Headwaters Talent Inventory and Puppetry Workshop
On March 13, a group of new Headwaters performers experienced the curious initiation rite of the Talent Inventory. Because Headwaters operates under the y’all come philosophy – if you want to be in the show and can make the time commitment, you’re in the show, and we’ll find the right role for you – we don’t hold auditions. Instead, we inventory the abundant talent from our goodly portion of beautiful Northeast Georgia.
So instead of a nerve-wracking experience where you have to read a script or perform a monologue in front of people you don’t know (a standard professional theater audition), the Headwaters Talent Inventory starts with introductions, movement, theater games, and singing, so that long before anyone has to read from the script we’ve made a mini-ensemble of people who know a little bit about each other and who enjoy watching each other play with the script.
Seven intrepid souls joined three veteran Headwaters performers, plus many of the production team — producer Lisa Mount, co-producer Tommy Deadwyler, co-playwright Jerry Grillo, Music Director Walter Daves,Vocal Director Brandon Nonnemaker, and assistant stage manager Mike Kaiser — in singing the song that will open the show, "Ain’t No Place." We made pretty harmony together, and everyone managed to sing the chorus in a round while moving around. Ain’t no mean feat.
On Saturday afternoons (March 13, 2010), puppet designer Lynn Jeffries worked with puppeteers Amber Nelms and Sara Drueke on the shadow puppet segments from Birth, Death and Places In-Between. Jerry Grillo came in to read both Jimbo and Cowboy, and Courtney, Ginny and Layla came by just to watch. Lynn helped Amber and Sara set up the complicated sequence of movements it takes to make shadow puppets look life-like. The final shadow puppet scene is really moving (which might be hard to imagine, if your only experience of puppets is the Muppets). We videotaped the puppet sequences from both the front and the back of the shadow puppet screen, so that we have a reference for what should be done – a refresher for Amber and Sara, and useful instruction for their back-up puppeteers.

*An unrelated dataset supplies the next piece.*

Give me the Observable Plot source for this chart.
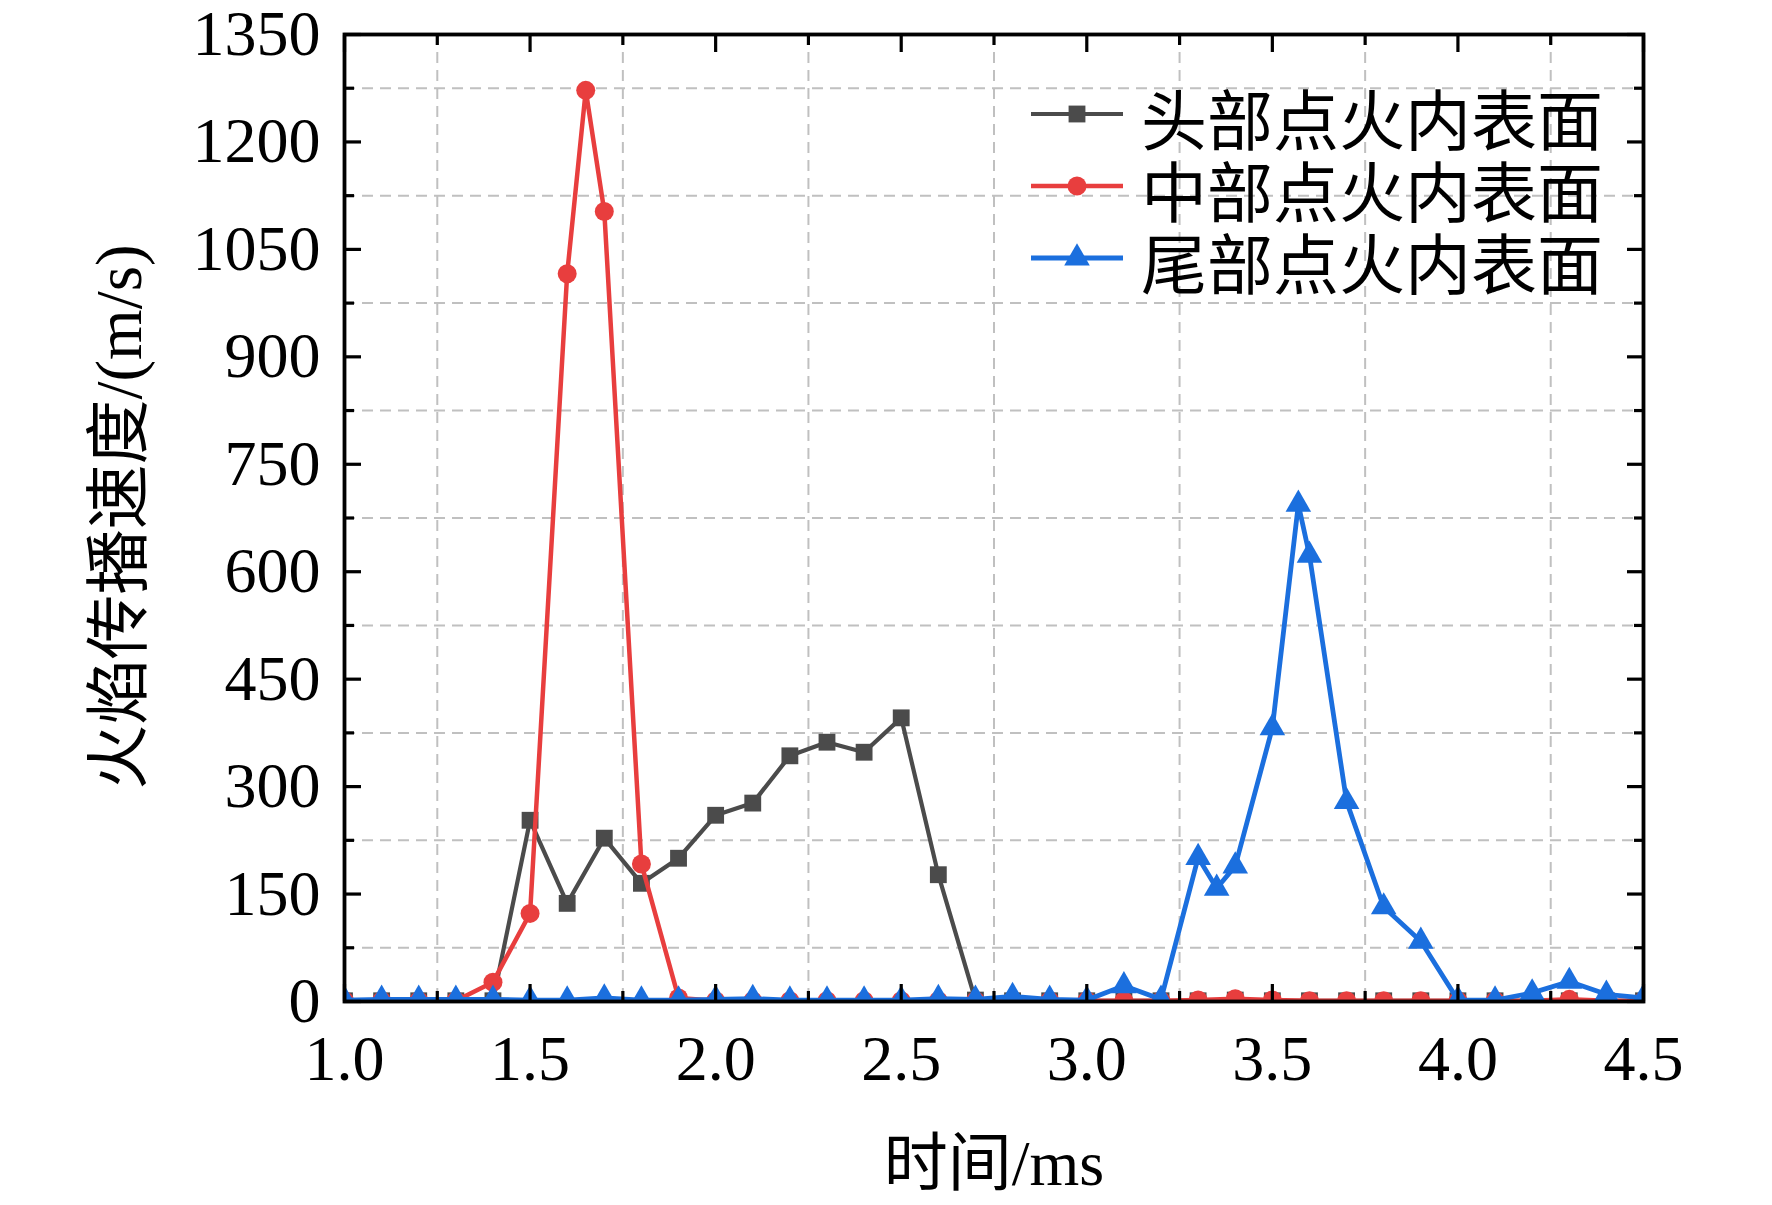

On Sunday March 14 Lynn worked with Alainey Penn, Elizabeth Hughes and Jacob Wheatley on the bunraku puppet of the horse Cowboy. Amber Nelms read the role of Jimbo as Lynn guided the three puppeteers through the conversations Jimbo has with his horse. We discovered new movements – Cowboy leaps and rears now – and Jacob picked up the art of hoof movement quickly. Alainey remembered half her lines from last summer, and has gotten even more adept at moving the horse’s head to illustrate the words she’s saying.
Headwaters has been very fortunate to receive consistent support over the last four years from the National Endowment for the Arts. We recently applied for a grant to commission the next new script for Headwaters, and in the process prepared three video segments from the 2009 production. The NEA application is a useful deadline in many ways, not least because we needed to have some current video of the show on the web.
Wish the production luck as we wend our way through the decision-making process at the NEA. It’s quite fair, and appropriately rigorous.